Rebels take key towns as Obama defends Libya mission
FORCES loyal to Libyan leader Muammar Gaddafi were retreating last night after rebels recaptured the key eastern towns of Ajdabiya and Brega.
Their first significant victory since Western-led air strikes began a week ago came as US President Barack Obama said the international mission had saved countless innocents from a “bloodbath” threatened by Gaddafi.
The rebels thanked France for its role in the military blitz but said “outside forces” could now leave the country. Ajdabiya was “100 per cent in the hands of our forces,” a rebel spokesman, Shamsiddin Abdulmollah, said in the stronghold of Benghazi.
“Who is on the back foot are Gaddafi’s forces because they no longer have air power and heavy weaponry available” after a week of bombing by coalition warplanes, he said. Another spokesman, Ahmed Khalifa, said the rebels had captured at least 13 Gaddafi fighters who were being treated as prisoners of war.
A rebel fighter told AFP insurgents had retaken Brega also, and a journalist travelling with them confirmed seeing rebels in control of the centre of the oil town, and said government forces had completely withdrawn. “We are in the centre of Brega,” 80km west of Ajdabiya, Abdelsalam al-Maadani told AFP by telephone. “Gaddafi’s forces are on the retreat.”
The rebels, backed by the Western barrage, earlier poured into Ajdabiya, where destroyed tanks and military vehicles littered the road, AFP correspondents reported.
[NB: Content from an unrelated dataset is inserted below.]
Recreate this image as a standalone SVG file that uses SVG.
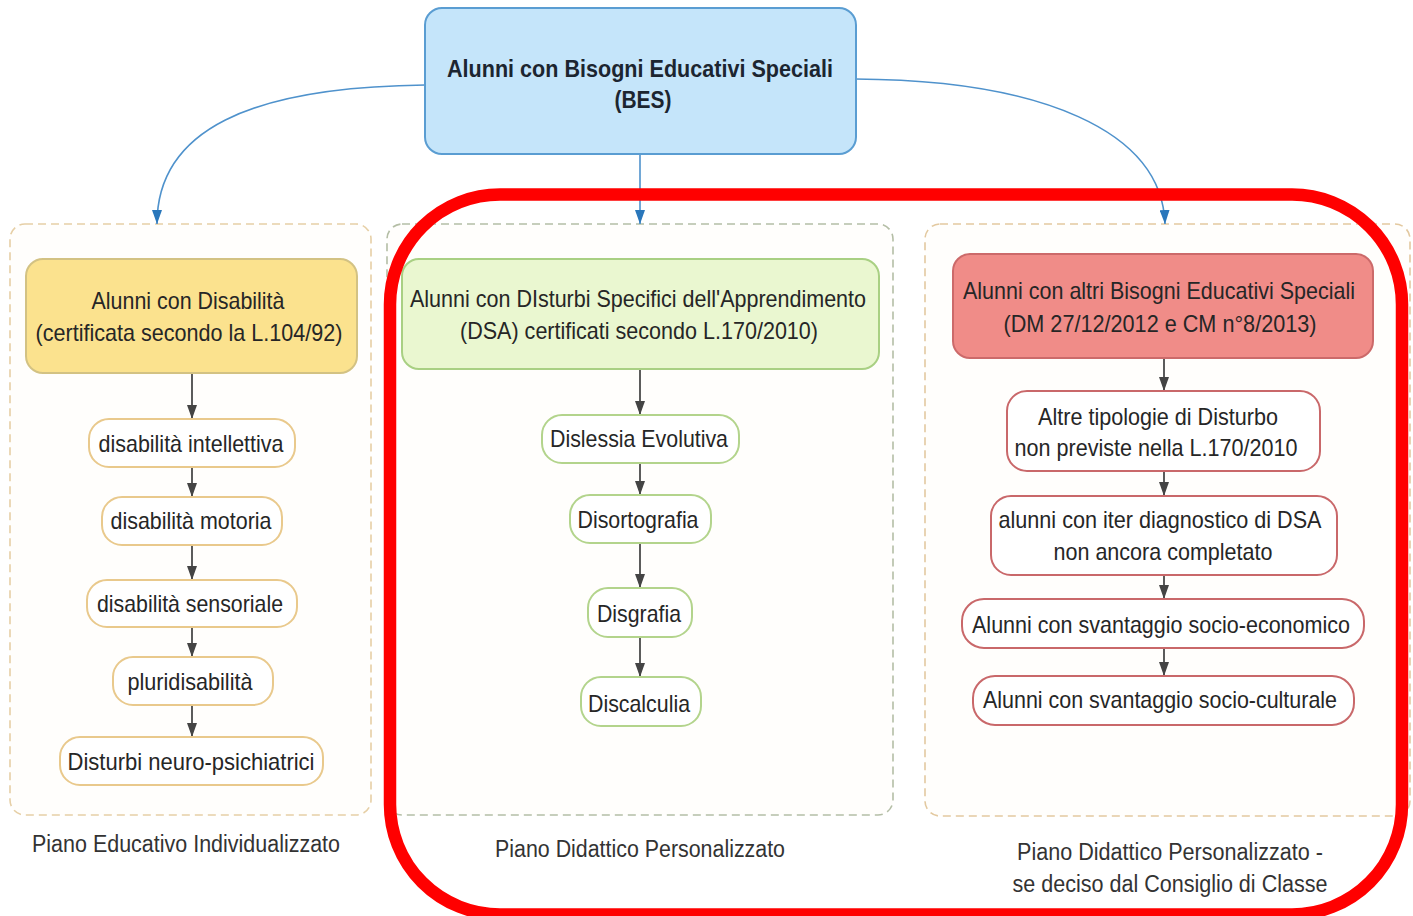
<svg xmlns="http://www.w3.org/2000/svg" width="1413" height="916" viewBox="0 0 1413 916">
<defs>
<style>
text{font-family:"Liberation Sans",Arial,sans-serif;fill:#262626;text-anchor:middle;font-size:24px}
.lbl{font-size:23px;fill:#333}
.bold{font-weight:bold;fill:#1c2530}
.cont{fill:#fffefc;stroke-width:1.6;stroke-dasharray:8 5}
.cl{stroke:#e6cfa6}
.cm{stroke:#b4bea6}
.cr{stroke:#e3c9a0}
.il{fill:#fff;stroke:#e9c98c;stroke-width:2}
.im{fill:#fff;stroke:#b3d48c;stroke-width:2}
.ir{fill:#fff;stroke:#c9686a;stroke-width:2}
.blue{fill:none;stroke:#4f92cc;stroke-width:1.6}
.gray{fill:none;stroke:#4a4a4a;stroke-width:1.8}
</style>
<marker id="ab" viewBox="0 0 14 10" refX="14" refY="5" markerWidth="14" markerHeight="10" orient="auto" markerUnits="userSpaceOnUse"><path d="M0,0 L14,5 L0,10 z" fill="#2a77bb"/></marker>
<marker id="ag" viewBox="0 0 14 10" refX="14" refY="5" markerWidth="14" markerHeight="10" orient="auto" markerUnits="userSpaceOnUse"><path d="M0,0 L14,5 L0,10 z" fill="#444"/></marker>
</defs>
<rect width="1413" height="916" fill="#fff"/>

<g id="containers">
<rect class="cont cl" x="10" y="224" width="361" height="591" rx="15"/>
<rect class="cont cm" x="387" y="224" width="506" height="591" rx="15"/>
<rect class="cont cr" x="925" y="224" width="485" height="592" rx="15"/>
</g>

<g id="connectors">
<path class="blue" d="M425,85 C250,87 157,130 157,224" marker-end="url(#ab)"/>
<path class="blue" d="M640,154 L640,224" marker-end="url(#ab)"/>
<path class="blue" d="M855,79 C1040,80 1162,130 1165,224" marker-end="url(#ab)"/>
<path class="gray" d="M192,373 L192,419" marker-end="url(#ag)"/>
<path class="gray" d="M192,467 L192,497" marker-end="url(#ag)"/>
<path class="gray" d="M192,545 L192,580" marker-end="url(#ag)"/>
<path class="gray" d="M192,627 L192,657" marker-end="url(#ag)"/>
<path class="gray" d="M192,705 L192,737" marker-end="url(#ag)"/>
<path class="gray" d="M640,369 L640,415" marker-end="url(#ag)"/>
<path class="gray" d="M640,463 L640,495" marker-end="url(#ag)"/>
<path class="gray" d="M640,543 L640,588" marker-end="url(#ag)"/>
<path class="gray" d="M640,637 L640,677" marker-end="url(#ag)"/>
<path class="gray" d="M1164,358 L1164,391" marker-end="url(#ag)"/>
<path class="gray" d="M1164,471 L1164,496" marker-end="url(#ag)"/>
<path class="gray" d="M1164,575 L1164,599" marker-end="url(#ag)"/>
<path class="gray" d="M1164,648 L1164,676" marker-end="url(#ag)"/>
</g>

<g id="bes">
<rect x="425" y="8" width="431" height="146" rx="17" fill="#c5e5fa" stroke="#5a9dd2" stroke-width="2"/>
<text class="bold" x="640" y="77" textLength="386" lengthAdjust="spacingAndGlyphs">Alunni con Bisogni Educativi Speciali</text>
<text class="bold" x="643" y="108" textLength="57" lengthAdjust="spacingAndGlyphs">(BES)</text>
</g>

<g id="disabilita">
<rect x="26" y="259" width="331" height="114" rx="17" fill="#fbe28e" stroke="#d3c283" stroke-width="2"/>
<text x="188" y="309" textLength="193" lengthAdjust="spacingAndGlyphs" fill="#3a3520">Alunni con Disabilità</text>
<text x="189" y="341" textLength="307" lengthAdjust="spacingAndGlyphs" fill="#3a3520">(certificata secondo la L.104/92)</text>
</g>
<g id="intellettiva"><rect class="il" x="89" y="419" width="206" height="48" rx="20"/><text x="191" y="452" textLength="185" lengthAdjust="spacingAndGlyphs">disabilità intellettiva</text></g>
<g id="motoria"><rect class="il" x="102" y="497" width="180" height="48" rx="20"/><text x="191" y="529" textLength="161" lengthAdjust="spacingAndGlyphs">disabilità motoria</text></g>
<g id="sensoriale"><rect class="il" x="87" y="580" width="210" height="47" rx="20"/><text x="190" y="612" textLength="186" lengthAdjust="spacingAndGlyphs">disabilità sensoriale</text></g>
<g id="pluridisabilita"><rect class="il" x="113" y="657" width="160" height="48" rx="20"/><text x="190" y="690" textLength="125" lengthAdjust="spacingAndGlyphs">pluridisabilità</text></g>
<g id="neuro"><rect class="il" x="60" y="737" width="263" height="48" rx="20"/><text x="191" y="770" textLength="247" lengthAdjust="spacingAndGlyphs">Disturbi neuro-psichiatrici</text></g>

<g id="dsa">
<rect x="402" y="259" width="477" height="110" rx="17" fill="#eaf7d0" stroke="#a9d083" stroke-width="2"/>
<text x="638" y="307" textLength="456" lengthAdjust="spacingAndGlyphs">Alunni con DIsturbi Specifici dell'Apprendimento</text>
<text x="639" y="339" textLength="358" lengthAdjust="spacingAndGlyphs">(DSA) certificati secondo L.170/2010)</text>
</g>
<g id="dislessia"><rect class="im" x="542" y="415" width="197" height="48" rx="20"/><text x="639" y="447" textLength="178" lengthAdjust="spacingAndGlyphs">Dislessia Evolutiva</text></g>
<g id="disortografia"><rect class="im" x="570" y="495" width="141" height="48" rx="20"/><text x="638" y="528" textLength="121" lengthAdjust="spacingAndGlyphs">Disortografia</text></g>
<g id="disgrafia"><rect class="im" x="588" y="588" width="104" height="49" rx="20"/><text x="639" y="622" textLength="84" lengthAdjust="spacingAndGlyphs">Disgrafia</text></g>
<g id="discalculia"><rect class="im" x="581" y="677" width="120" height="49" rx="20"/><text x="639" y="712" textLength="102" lengthAdjust="spacingAndGlyphs">Discalculia</text></g>

<g id="altri">
<rect x="953" y="254" width="420" height="104" rx="17" fill="#f08c88" stroke="#cc6a6a" stroke-width="2"/>
<text x="1159" y="299" textLength="392" lengthAdjust="spacingAndGlyphs">Alunni con altri Bisogni Educativi Speciali</text>
<text x="1160" y="332" textLength="313" lengthAdjust="spacingAndGlyphs">(DM 27/12/2012 e CM n°8/2013)</text>
</g>
<g id="altre-tipologie"><rect class="ir" x="1007" y="391" width="313" height="80" rx="20"/><text x="1158" y="425" textLength="240" lengthAdjust="spacingAndGlyphs">Altre tipologie di Disturbo</text><text x="1156" y="456" textLength="283" lengthAdjust="spacingAndGlyphs">non previste nella L.170/2010</text></g>
<g id="iter"><rect class="ir" x="991" y="496" width="346" height="79" rx="20"/><text x="1160" y="528" textLength="323" lengthAdjust="spacingAndGlyphs">alunni con iter diagnostico di DSA</text><text x="1163" y="560" textLength="219" lengthAdjust="spacingAndGlyphs">non ancora completato</text></g>
<g id="socio-economico"><rect class="ir" x="962" y="599" width="402" height="49" rx="22"/><text x="1161" y="633" textLength="378" lengthAdjust="spacingAndGlyphs">Alunni con svantaggio socio-economico</text></g>
<g id="socio-culturale"><rect class="ir" x="973" y="676" width="381" height="49" rx="22"/><text x="1160" y="708" textLength="354" lengthAdjust="spacingAndGlyphs">Alunni con svantaggio socio-culturale</text></g>

<g id="labels">
<text class="lbl" x="186" y="852" textLength="308" lengthAdjust="spacingAndGlyphs">Piano Educativo Individualizzato</text>
<text class="lbl" x="640" y="857" textLength="290" lengthAdjust="spacingAndGlyphs">Piano Didattico Personalizzato</text>
<text class="lbl" x="1170" y="860" textLength="306" lengthAdjust="spacingAndGlyphs">Piano Didattico Personalizzato -</text>
<text class="lbl" x="1170" y="892" textLength="315" lengthAdjust="spacingAndGlyphs">se deciso dal Consiglio di Classe</text>
</g>

<g id="highlight">
<rect x="390" y="194.5" width="1012" height="720" rx="110" fill="none" stroke="#ff0000" stroke-width="12.5"/>
</g>
</svg>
The bodies of at least two pro-Gaddafi fighters were surrounded by onlookers taking photos, while a mosque and many houses bore the scars of heavy shelling as the rebels celebrated, firing into the air and shouting “God is greater.” Outside Ajdabiya, the bodies of 21 loyalist soldiers had been collected, a medic said.
Osama al-Qasy from Benghazi’s Hawari hospital said the bodies were found 10km west of Ajdabiya. Other charred corpses remained in the desert. Regime loyalists had dug in at Ajdabiya after being forced back from the road to Benghazi by the first coalition air strikes. Residents accused them of brutalising the population.
Ibrahim Saleh, 34, said: “The tanks were firing on the houses non-stop. I couldn’t move from my house for days. There was no water or fuel or communications, and when people went out even to get fuel they were fired on. “The coalition air strikes were yesterday and the day before. They attacked from the skies and the revolutionaries came in afterwards and freed the city.”
Rebel spokesman Colonel Ahmed Omar Bani told a Benghazi news conference that Gaddafi’s forces at Ajdabiya were asked several times to surrender, and were attacked when they refused to do so.
Ajdabiya, straddling the key road to Benghazi, is the first town to fall back into rebel hands since a coalition of Western forces launched UN-backed air strikes on March 19 to stop Gaddafi’s forces attacking civilians.
But in Libya’s west, where the capital Tripoli and most of Gaddafi’s support is located, the port city of Misratah was in dire need of help from coalition jets and humanitarian groups because of attacks by Gaddafi forces, the rebels said.
Snipers loyal to Gaddafi flooded Misratah yesterday and artillery pounded the city causing new civilian deaths, a rebel spokesman said. “The international community must urgently intervene to protect the population,” pleaded the spokesman who asked that his name be withheld. “People have been killed and wounded,” he said.
Obama said a week into the operation that when innocent people were brutalised by a leader like Gaddafi threatening a “bloodbath,” and when nations were prepared to respond together, “it’s in our national interest to act.”
“And it’s our responsibility. This is one of those times,” he said. “Our military mission in Libya is clear and focused,” he added, noting the no-fly zone was mandated by the UN Security Council and that an international coalition was protecting Libyans to prevent “further atrocities.”
“We’re succeeding in our mission. We’ve taken out Libya’s air defences. gaddafi’s forces are no longer advancing across Libya.” Obama repeated his warnings that Gaddafi should go.
“Muammar Gaddafi has lost the confidence of his people and the legitimacy to rule, and the aspirations of the Libyan people must be realised,” he said. The Libyan opposition’s interim national council leader Mahmoud Jibril said his people no longer needed outside help, in a letter to French President Nicolas Sarkozy and published by the daily Le Figaro.
“In the middle of the night, your planes destroyed tanks that were set to crush Benghazi. … The Libyan people see you as liberators. Its recognition will be eternal,” he wrote. However, Jibril added: “We do not want outside forces. We won’t need them. We will win the first battle thanks to you. We will win the next battle through our own means.”
Russia’s chief of staff, General Nikolai Makarov, told the Interfax news agency in Moscow: “Air (strikes) as I see it have not given them results. “If their aim was to topple the regime of Gaddafi, then probably they will not manage without a ground phase,” he was quoted as saying. “I would not rule it out.”
He reaffirmed Russia’s position that it would not join the international operation.